Dans un rapport diffusé mi-juin 2015, l’Institut de veille sanitaire (InVS), le réseau des registres des cancers Francim, le service de biostatistique des Hospices Civils de Lyon (HCL), et l’Institut national du cancer (INCa) publient de nouvelles estimations départementales de l’incidence des cancers.
Cette étude porte sur la période 2008-2010 et l’ensemble du territoire métropolitain, concerne huit cancers chez l’homme et chez la femme4, pour lesquels des estimations départementales étaient possibles.
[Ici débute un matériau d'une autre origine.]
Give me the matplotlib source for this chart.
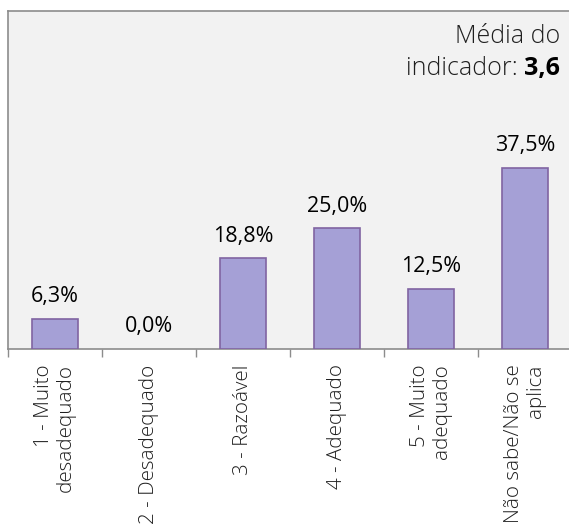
import matplotlib
matplotlib.use("Agg")
import matplotlib.pyplot as plt

categories = ["1 - Muito\ndesadequado", "2 - Desadequado", "3 - Razoável",
              "4 - Adequado", "5 - Muito\nadequado", "Não sabe/Não se\naplica"]
values = [6.3, 0.0, 18.8, 25.0, 12.5, 37.5]
value_labels = ["6,3%", "0,0%", "18,8%", "25,0%", "12,5%", "37,5%"]
media_label = "3,6"

plt.rcParams['font.family'] = ['Open Sans', 'DejaVu Sans']

fig = plt.figure(figsize=(5.69, 5.28), dpi=100)
fig.patch.set_facecolor('white')
ax = fig.add_axes([8/569, 1 - 349/528, 564/569, 338/528])
ax.set_facecolor('#f2f2f2')
for s in ax.spines.values():
    s.set_color('#8c8c8c')
    s.set_linewidth(1.2)

x = list(range(len(values)))
lws = [1.2 if v > 0 else 0 for v in values]
ax.bar(x, values, width=0.48, color='#a5a0d6', edgecolor='#8064a2', linewidth=lws, zorder=3)
ax.set_xlim(-0.5, len(values) - 0.5)
ax.set_ylim(0, 70)
ax.set_yticks([])

ax.set_xticks([i - 0.5 for i in range(len(values) + 1)], minor=False)
ax.set_xticklabels([])
ax.tick_params(axis='x', which='major', length=6, width=1, color='#8c8c8c', direction='out')
ax.set_xticks(x, minor=True)
ax.set_xticklabels(categories, minor=True, rotation=90, fontsize=14.8,
                   fontweight='light', color='#1f1f1f', multialignment='right',
                   linespacing=1.15)
ax.tick_params(axis='x', which='minor', length=0, pad=11)

for xi, v, lab in zip(x, values, value_labels):
    ax.annotate(lab, (xi, v), xytext=(0, 12), textcoords='offset points',
                ha='center', va='baseline', fontsize=15.5, color='black', zorder=4)

fx = 560 / 569
fig.text(fx, 1 - 43 / 528, "Média do", ha='right', va='baseline', fontsize=18,
         fontweight='light', color='#1f1f1f')
tb = fig.text(fx, 1 - 75 / 528, media_label, ha='right', va='baseline', fontsize=18,
              fontweight='bold', color='black')
fig.canvas.draw()
r = fig.canvas.get_renderer()
bb = tb.get_window_extent(r)
fig.text(bb.x0 / fig.bbox.width, 1 - 75 / 528, "indicador: ", ha='right', va='baseline',
         fontsize=18, fontweight='light', color='#1f1f1f')

fig.savefig("out.png", dpi=100, facecolor='white')
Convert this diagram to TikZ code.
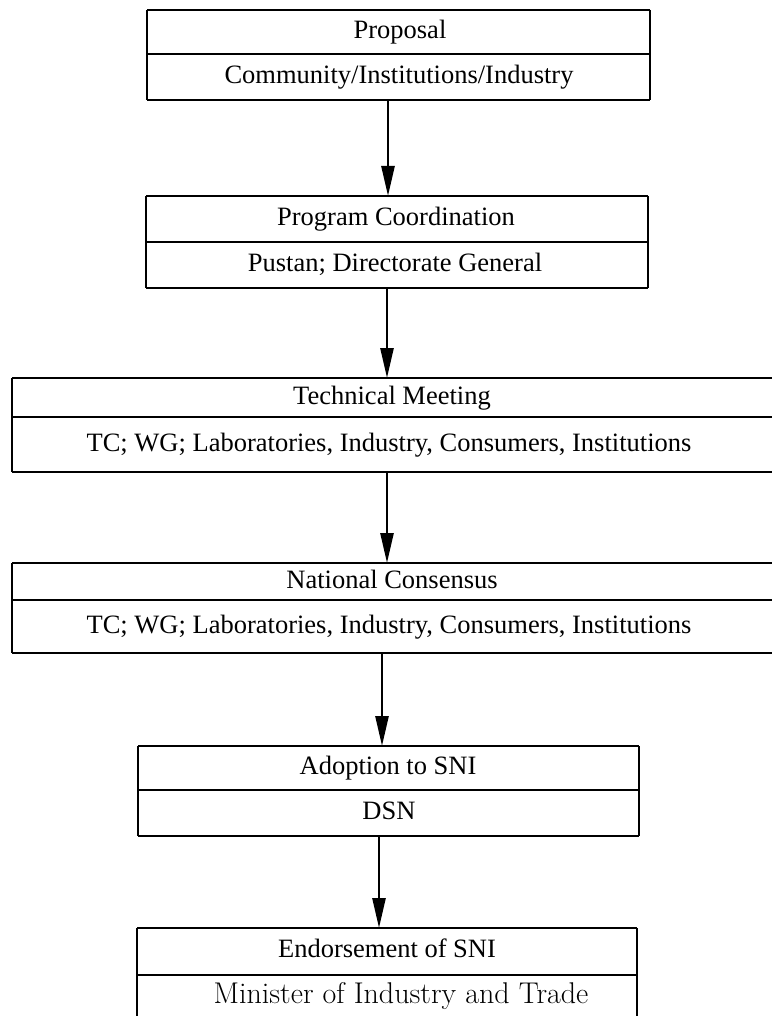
\documentclass[tikz,border=0pt]{standalone}
\usepackage{fontspec}
\setmainfont{Liberation Serif}
\newfontfamily\lmfont{Latin Modern Roman}
\usetikzlibrary{arrows.meta}
\begin{document}
\begin{tikzpicture}[x=1pt,y=-1pt,
  hline/.style={draw, line width=1.4pt},
  vline/.style={draw, line width=2.6pt},
  lbl/.style={inner sep=0pt, text height=18pt, text depth=5pt,
    font=\fontsize{26.5}{30}\selectfont},
  flow/.style={draw, line width=2.6pt,
    -{Triangle[length=30pt,width=13pt]}}]
\useasboundingbox (0,0) rectangle (771,1016);
% --- Proposal ---
\draw[hline] (147,10) -- (650,10) (147,54) -- (650,54) (147,100) -- (650,100);
\draw[vline] (147,10) -- (147,100) (650,10) -- (650,100);
\node[lbl] (p1) at (400,32) {Proposal};
\node[lbl] (p2) at (399,77) {Community/Institutions/Industry};
\coordinate (p1b) at (388,100);
% --- Program Coordination ---
\draw[hline] (146,196) -- (648,196) (146,242) -- (648,242) (146,288) -- (648,288);
\draw[vline] (146,196) -- (146,288) (648,196) -- (648,288);
\node[lbl] (c1) at (396,219) {Program Coordination};
\node[lbl] (c2) at (395,265) {Pustan; Directorate General};
\coordinate (c1t) at (388,196);
\coordinate (c1b) at (387,288);
% --- Technical Meeting ---
\draw[hline] (12,378) -- (780,378) (12,417) -- (780,417) (12,472) -- (780,472);
\draw[vline] (12,378) -- (12,472);
\node[lbl] (t1) at (392,398) {Technical Meeting};
\node[lbl] (t2) at (389,445) {TC; WG; Laboratories, Industry, Consumers, Institutions};
\coordinate (t1t) at (387,378);
\coordinate (t1b) at (387,472);
% --- National Consensus ---
\draw[hline] (12,563) -- (780,563) (12,600) -- (780,600) (12,653) -- (780,653);
\draw[vline] (12,563) -- (12,653);
\node[lbl] (n1) at (392,582) {National Consensus};
\node[lbl] (n2) at (389,627) {TC; WG; Laboratories, Industry, Consumers, Institutions};
\coordinate (n1t) at (387,563);
\coordinate (n1b) at (382,653);
% --- Adoption to SNI ---
\draw[hline] (138,746) -- (639,746) (138,790) -- (639,790) (138,836) -- (639,836);
\draw[vline] (138,746) -- (138,836) (639,746) -- (639,836);
\node[lbl] (a1) at (388,768) {Adoption to SNI};
\node[lbl] (a2) at (389,813) {DSN};
\coordinate (a1t) at (382,746);
\coordinate (a1b) at (379,836);
% --- Endorsement of SNI ---
\draw[hline] (137,928) -- (637,928) (137,975) -- (637,975);
\draw[vline] (137,928) -- (137,1025) (637,928) -- (637,1025);
\node[lbl] (e1) at (387,951) {Endorsement of SNI};
\node[inner sep=0pt, text height=20pt, text depth=6pt,
  font=\lmfont\fontsize{30}{34}\selectfont] (e2) at (401,996) {Minister of Industry and Trade};
\coordinate (e1t) at (379,928);
% --- flow arrows ---
\draw[flow] (p1b) -- (c1t);
\draw[flow] (c1b) -- (t1t);
\draw[flow] (t1b) -- (n1t);
\draw[flow] (n1b) -- (a1t);
\draw[flow] (a1b) -- (e1t);
\end{tikzpicture}
\end{document}
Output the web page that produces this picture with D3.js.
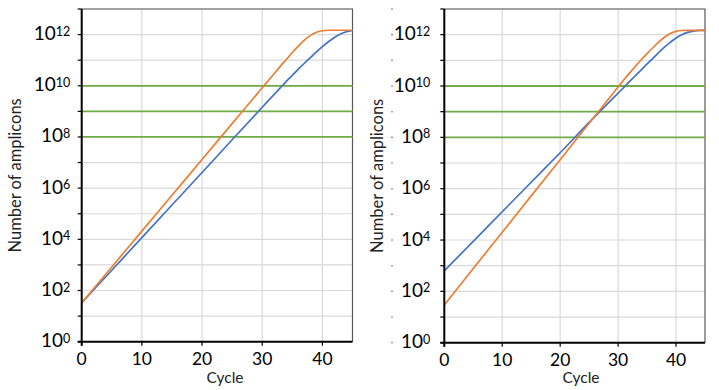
<!DOCTYPE html>
<html><head><meta charset="utf-8">
<script src="https://cdn.jsdelivr.net/npm/d3@7"></script>
<style>body{margin:0;background:#fff}svg{display:block}</style>
</head><body>
<svg id="c" width="719" height="390"></svg>
<script>
// ---- data ----
const xTicks = [0, 10, 20, 30, 40];
const yTickExps = [0, 2, 4, 6, 8, 10, 12];
const thresholds = [1e8, 1e9, 1e10];

const leftOrangeCycles = [0, 5, 10, 15, 20, 25, 30, 31, 32, 33, 34, 35, 36, 37, 38, 39, 40, 41, 45];
const leftOrangeValues = [3.3e1, 8.3e2, 2.09e4, 5.25e5, 1.32e7, 3.31e8, 8.32e9, 1.58e10, 3.02e10, 5.75e10, 1.07e11, 2.0e11, 3.55e11, 6.03e11, 9.12e11, 1.23e12, 1.41e12, 1.48e12, 1.48e12];
const leftBlueCycles = [0, 5, 10, 15, 20, 25, 30, 33, 34, 35, 36, 37, 38, 39, 40, 41, 42, 43, 44, 45];
const leftBlueValues = [3.3e1, 6.2e2, 1.17e4, 2.19e5, 4.07e6, 7.76e7, 1.45e9, 8.32e9, 1.48e10, 2.57e10, 4.47e10, 7.59e10, 1.26e11, 2.09e11, 3.39e11, 5.25e11, 7.76e11, 1.05e12, 1.29e12, 1.45e12];

const rightOrangeCycles = [0, 5, 10, 15, 20, 25, 30, 31, 32, 33, 34, 35, 36, 37, 38, 39, 40, 41, 42, 45];
const rightOrangeValues = [2.95e1, 7.76e2, 2.0e4, 5.25e5, 1.35e7, 3.55e8, 9.12e9, 1.74e10, 3.24e10, 5.89e10, 1.05e11, 1.82e11, 3.09e11, 5.13e11, 7.94e11, 1.12e12, 1.35e12, 1.45e12, 1.48e12, 1.48e12];
const rightBlueCycles = [0, 5, 10, 15, 20, 25, 30, 31, 32, 33, 34, 35, 36, 37, 38, 39, 40, 41, 42, 43, 44, 45];
const rightBlueValues = [6.31e2, 8.91e3, 1.26e5, 1.78e6, 2.51e7, 3.8e8, 5.25e9, 8.91e9, 1.51e10, 2.57e10, 4.27e10, 7.24e10, 1.2e11, 2.0e11, 3.24e11, 5.01e11, 7.41e11, 1.0e12, 1.23e12, 1.38e12, 1.48e12, 1.48e12];

const yTitle = "Number of amplicons";
const xTitle = "Cycle";

// ---- drawing ----
const svg = d3.select("#c");
const FONT = "Lato, 'Open Sans', sans-serif";
const C_ORANGE = "#ED7D31", C_BLUE = "#4472C4", C_GREEN = "#70AD47";

function zip(xs, ys){ return xs.map((x,i)=>({x, y: ys[i]})); }

function panel(o){
  const g = svg.append("g");
  const x = d3.scaleLinear().domain([0,45]).range([o.x0, o.x1]);
  const y = d3.scaleLog().domain([1, 1e13]).range([o.y0, o.y1]);
  const decades = d3.range(0, 14).map(e => Math.pow(10, e));

  // grid
  g.selectAll(".hg").data(decades.slice(1)).join("line")
    .attr("x1", o.x0).attr("x2", o.x1)
    .attr("y1", d=>y(d)).attr("y2", d=>y(d))
    .attr("stroke", "#d9d9d9").attr("stroke-width", 1.2);
  g.selectAll(".vg").data(xTicks.slice(1)).join("line")
    .attr("x1", d=>x(d)).attr("x2", d=>x(d))
    .attr("y1", o.y0).attr("y2", o.y1)
    .attr("stroke", "#d9d9d9").attr("stroke-width", 1.2);
  // top & right border
  g.append("path")
    .attr("d", `M${o.x0},${o.y1}H${o.x1}V${o.y0}`)
    .attr("fill","none").attr("stroke","#595959").attr("stroke-width",1.2);

  // thresholds
  g.selectAll(".th").data(thresholds).join("line")
    .attr("x1", o.x0).attr("x2", o.x1)
    .attr("y1", d=>y(d)).attr("y2", d=>y(d))
    .attr("stroke", C_GREEN).attr("stroke-width", 1.8);

  // curves
  const line = d3.line().x(d=>x(d.x)).y(d=>y(d.y)).curve(d3.curveMonotoneX);
  g.append("path").datum(zip(o.blueX, o.blueY)).attr("d", line)
    .attr("fill","none").attr("stroke", C_BLUE).attr("stroke-width", 1.7);
  g.append("path").datum(zip(o.orangeX, o.orangeY)).attr("d", line)
    .attr("fill","none").attr("stroke", C_ORANGE).attr("stroke-width", 1.7);

  // axes
  g.append("line").attr("x1", o.x0).attr("x2", o.x0).attr("y1", o.y0+4).attr("y2", o.y1)
    .attr("stroke","#000").attr("stroke-width",2);
  g.append("line").attr("x1", o.x0-4).attr("x2", o.x1).attr("y1", o.y0).attr("y2", o.y0)
    .attr("stroke","#000").attr("stroke-width",2);
  g.selectAll(".yt").data(decades).join("line")
    .attr("x1", o.x0-4).attr("x2", o.x0).attr("y1", d=>y(d)).attr("y2", d=>y(d))
    .attr("stroke","#000").attr("stroke-width",1.2);
  g.selectAll(".xt").data(xTicks).join("line")
    .attr("x1", d=>x(d)).attr("x2", d=>x(d)).attr("y1", o.y0).attr("y2", o.y0+4)
    .attr("stroke","#000").attr("stroke-width",1.2);

  // y tick labels
  const yl = g.selectAll(".yl").data(yTickExps).join("text")
    .attr("x", o.x0 - o.labelGap).attr("y", d=>y(Math.pow(10,d)) + 5.5)
    .attr("text-anchor","end").attr("font-family", FONT).attr("font-size", 19).attr("fill","#000");
  yl.append("tspan").text("10");
  yl.append("tspan").attr("font-size", 12.5).attr("dy", -4.5).text(d=>String(d));

  // x tick labels
  g.selectAll(".xl").data(xTicks).join("text")
    .attr("x", d=>x(d)).attr("y", o.y0 + 23)
    .attr("text-anchor","middle").attr("font-family", FONT).attr("font-size", 17.5).attr("fill","#000")
    .text(d=>d);

  // titles
  g.append("text").attr("x", o.xTitleX).attr("y", 383)
    .attr("text-anchor","middle").attr("font-family", FONT).attr("font-size", 15.5).attr("fill","#222")
    .text(xTitle);
  g.append("text").attr("transform", `translate(${o.yTitleX},${(o.y0+o.y1)/2}) rotate(-90)`)
    .attr("text-anchor","middle").attr("dy","0.35em").attr("font-family", FONT).attr("font-size", 16.5).attr("fill","#222")
    .text(yTitle);

  if (o.dots) {
    g.selectAll(".dot").data(decades).join("circle")
      .attr("cx", o.dots).attr("cy", d=>y(d))
      .attr("r", 0.8).attr("fill", "#666");
  }
}

panel({x0:81.7, x1:352.5, y0:341.7, y1:9, labelGap:11.5, xTitleX:225, yTitleX:15,
  orangeX:leftOrangeCycles, orangeY:leftOrangeValues, blueX:leftBlueCycles, blueY:leftBlueValues});
panel({x0:444.3, x1:705, y0:342.7, y1:9, labelGap:14, xTitleX:581, yTitleX:377, dots:392,
  orangeX:rightOrangeCycles, orangeY:rightOrangeValues, blueX:rightBlueCycles, blueY:rightBlueValues});
</script>
</body></html>
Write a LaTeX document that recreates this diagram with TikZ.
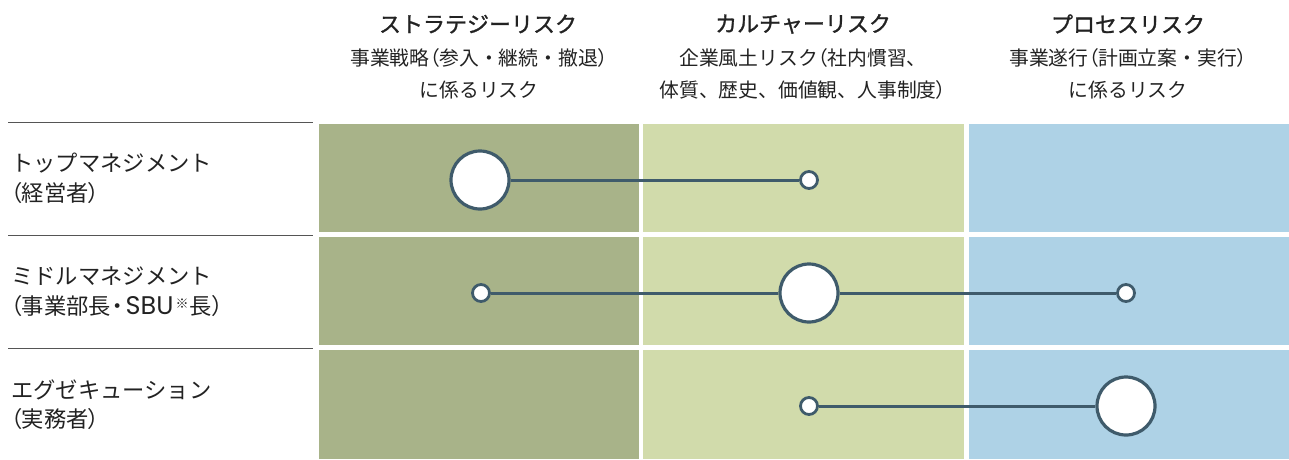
\documentclass[tikz,border=0pt]{standalone}
\usepackage{fontspec}
\setmainfont{Noto Sans CJK JP}
\newfontfamily\pfont{Noto Sans CJK JP}[RawFeature=+palt]
\newfontfamily\tfont{Noto Sans CJK JP}[FakeBold=1.2]
\newfontfamily\lfont{Poppins}
\newcommand{\LP}{{\pfont （}}
\newcommand{\RP}{{\pfont ）}}
\newcommand{\DT}{{\pfont ・}}
\definecolor{colA}{HTML}{A8B389}
\definecolor{colB}{HTML}{D1DBAB}
\definecolor{colC}{HTML}{AED2E6}
\definecolor{edge}{HTML}{3F5B6B}
\definecolor{txt}{HTML}{222222}
\definecolor{rule}{HTML}{555555}
\tikzset{
  bigc/.style={circle, draw=edge, fill=white, line width=3.2pt, minimum size=58pt, inner sep=0pt},
  smallc/.style={circle, draw=edge, fill=white, line width=2.8pt, minimum size=17pt, inner sep=0pt},
  link/.style={draw=edge, line width=3pt},
  htitle/.style={text=txt, inner sep=0pt, font=\tfont\fontsize{22}{22}\selectfont},
  hsub/.style={text=txt, inner sep=0pt, font=\fontsize{19.8}{19.8}\selectfont},
  rowlab/.style={text=txt, inner sep=0pt, anchor=west, font=\fontsize{22.3}{22.3}\selectfont},
  sep/.style={draw=rule, line width=1pt}
}
\begin{document}
\begin{tikzpicture}[x=1pt,y=-1pt]
\useasboundingbox (0,0) rectangle (1289,459);
% cells
\fill[colA] (319,124) rectangle (639,232);
\fill[colB] (643,124) rectangle (964,232);
\fill[colC] (969,124) rectangle (1289,232);
\fill[colA] (319,237) rectangle (639,345);
\fill[colB] (643,237) rectangle (964,345);
\fill[colC] (969,237) rectangle (1289,345);
\fill[colA] (319,350) rectangle (639,459);
\fill[colB] (643,350) rectangle (964,459);
\fill[colC] (969,350) rectangle (1289,459);
% separators
\draw[sep] (8,122) -- (313,122);
\draw[sep] (8,235) -- (313,235);
\draw[sep] (8,348) -- (313,348);
% headers
\node[htitle] (h1t) at (478,24) {ストラテジーリスク};
\node[hsub] (h1a) at (479,58) {事業戦略\LP 参入・継続・撤退\RP};
\node[hsub] (h1b) at (479,90) {に係るリスク};
\node[htitle] (h2t) at (803,24) {カルチャーリスク};
\node[hsub] (h2a) at (803,58) {企業風土リスク\LP 社内慣習、};
\node[hsub] (h2b) at (803,90) {体質、歴史、価値観、人事制度\RP};
\node[htitle] (h3t) at (1128,24) {プロセスリスク};
\node[hsub] (h3a) at (1128,58) {事業遂行\LP 計画立案・実行\RP};
\node[hsub] (h3b) at (1128,90) {に係るリスク};
% row labels
\node[rowlab] (r1a) at (11,163.5) {トップマネジメント};
\node[rowlab] (r1b) at (10.5,193.5) {\LP 経営者\RP};
\node[rowlab] (r2a) at (11,276.5) {ミドルマネジメント};
\node[rowlab] (r2b) at (10.5,306.5) {\LP 事業部長\hspace{1.5pt}\DT\hspace{2pt}{\lfont\fontsize{25.5}{25.5}\selectfont SBU}\hspace{2pt}\raisebox{6.5pt}{\fontsize{13}{13}\selectfont ※}\hspace{1pt}長\RP};
\node[rowlab] (r3a) at (11,389.5) {エグゼキューション};
\node[rowlab] (r3b) at (10.5,419.5) {\LP 実務者\RP};
% circles
\node[bigc] (a1) at (480,180) {};
\node[smallc] (a2) at (809,180) {};
\node[smallc] (b1) at (481,293) {};
\node[bigc] (b2) at (809,293) {};
\node[smallc] (b3) at (1126,293) {};
\node[smallc] (c1) at (809,406) {};
\node[bigc] (c2) at (1126,406) {};
% links
\draw[link] (a1) -- (a2);
\draw[link] (b1) -- (b2);
\draw[link] (b2) -- (b3);
\draw[link] (c1) -- (c2);
\end{tikzpicture}
\end{document}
Cancers du poumon, 2008-2010 : carte des SIR estimés
Tabagisme et consommation d'alcool : des facteurs de risque majeurs pour les hommes
Les résultats les plus facilement interprétables concernent les pathologies cancéreuses pour lesquelles le tabagisme et la consommation d’alcool constituent des facteurs de risque majeurs. Dans cette étude, il s’agit des cancers des lèvres-bouche-pharynx, du larynx, du poumon et de l’œsophage. Chez les hommes en particulier, on observe une surincidence très prononcée dans les départements du nord de la France pour ces localisations cancéreuses : le Pas-de-Calais (62), le Nord (59) et la Seine Maritime (76) (hormis pour le cancer de l’œsophage). Ces disparités départementales semblent correspondre aux variations d’exposition des populations à ces facteurs de risque. Par rapport à la moyenne nationale (20,6 cas incidents pour 100 000 pour le cancer des lèvres-bouche-pharynx ; 6,0 pour le larynx ; 49,7 pour le poumon et 7,0 pour l’œsophage), on observe pour ces cancers une incidence très élevée, notamment dans le Pas-de-Calais (respectivement selon le type de cancer : 38,1 – 7,9 – 64,5 – 13,3), le Nord (31,6 – 9,2 – 63,0 – 13,3) et la Seine-Maritime (27,5 – 8,0 – 61,1 – 8,0). Parallèlement, les départements de l’ouest et du sud de la France sont en situation de sous-incidence pour ces cancers.
Chez les femmes, le cancer du poumon suivrait l'urbanisation
Chez les femmes, la situation est plus difficile à interpréter. Pour le cancer du poumon, les départements présentant une surincidence se situent dans le sud de la France. Les résultats de l’étude révèlent une sur-incidence du cancer du poumon dans le sud de la France chez les femmes par rapport à la moyenne nationale (15,2 cas incidents pour 100 000), notamment dans les départements urbanisés (Alpes-Maritimes : 18,6 ; Hérault : 19,0 ; Haute-Garonne : 18,6 et dans une moindre mesure Var : 17,4) et en Île-de-France (17,5), et une sous-incidence dans l’ouest et le nord.
Une consommation de tabac chez les femmes géographiquement dispersée pour les femmes
Pour les autres cancers étudiés, les disparités départementales sont moins nettes. Il s’agit de cancers dont les facteurs de risque sont moins connus. Pour les cancers des lèvres-bouche-pharynx, l’incidence chez les femmes étant faible, seul un petit nombre de départements présente une incidence statistiquement significative (sous ou surincidence). On trouve cependant une surincidence dans les départements du Finistère (29) et du Pas-de-Calais (62) comme pour les hommes. Ces observations pourraient être induites par une géographie du tabagisme différente selon le sexe, ce qui semblerait moins vrai pour la consommation d’alcool [20].
L’incidence est peu contrastée pour les cancers gynécologiques. Cette situation peut être la conséquence de l’absence de facteurs de risque prononcés pour ces cancers ou de l’existence de facteurs de risque non spatialement structurés au niveau départemental. Le niveau départemental n’est peut-être pas assez fin pour mettre en évidence des différences spatiales (par exemple, inégalités sociales et cancer du col de l’utérus). Ces mêmes raisons pourraient expliquer le fait qu’on ne retrouve pas de similitude entre la répartition départementale de l’incidence du cancer du corps de l’utérus et celle de l’ovaire alors que ces deux cancers partagent des facteurs de risque communs.
Cette étude, inscrite dans le plan cancer 2014-2019, est réalisée dans le cadre d’un programme de travail partenarial qui vise à optimiser la surveillance et l’observation des cancers à partir des données des registres, afin de mieux éclairer les décideurs et les politiques de santé publique.